Now, the fact wrestling with this took a day and a half and a half-dozen failed attempts to fix the problems (all of which, I assure you, gave me a much unwanted crash course in the musty wilderness of the Linux command-line interface), by itself, might not have deterred me. But a number of other things did, in fact, persuade me to kick the dust off my feet and run back to Mother Microsoft.
- I looked in vain amid the online documents, the forums, and the glitch reports for the so-called "community" that enthusiasts assured me would be my friendly, free support group. What I found was the same elitist ghetto that was firmly entrenched when I had tried Linux a few years ago. Explain terminology that might be unfamiliar to a Windows user? UNTHINKABLE! Sink or swim you Microsoft maggot. We all got here by sweat and blood and by golly, you're going to do the same!

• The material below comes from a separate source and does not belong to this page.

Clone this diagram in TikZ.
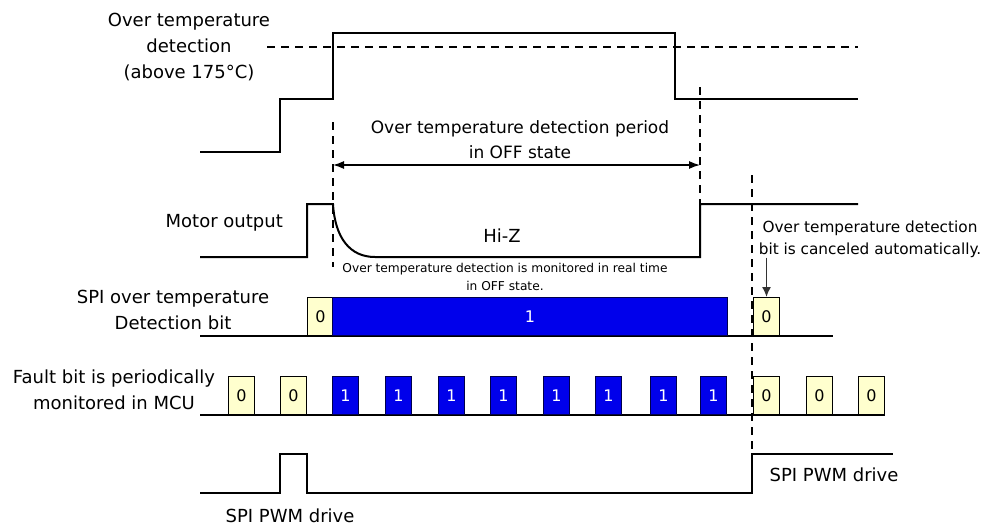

- I expect Linux to be different and thus just a little uncomfortable. I understand that it would be unfair to blame all of my troubles on objective defects in the operating system. But that argument can only be taken so far. I mean, come on now, just look at the directory tree in the file explorer. How opaque can you get? Where the heck are the executables? In Windows, they're in a folder called "Program Files." Who knew?
- As ironic as it is, the way Linux is built, Ubuntu does new users a disservice by trying to hide the command line as much as possible. Why? Because the command line will always be there. There's no avoiding it. Better to make sure that everybody knows this fact going in, and equipping them with the tools to navigate it, than to make disingenuous "just-like-Windows!" promises that can't be kept. When I go into Kubuntu, and get stuck with a problem that needs the command line, and my only help are the Klingon speaking experts on the Web, you know where that leaves me? In a word, PWND.
So, with some sadness, I wipe my laptop's hard drive clean and fitfully reinstall Windows XP Home (I copied the disk onto a bootable 2GB USB flash drive). I still scrub away the remnants of the GRUB bootloader even after a reformat (irritating). So long, Linux. Let me know when you're not a ghetto anymore.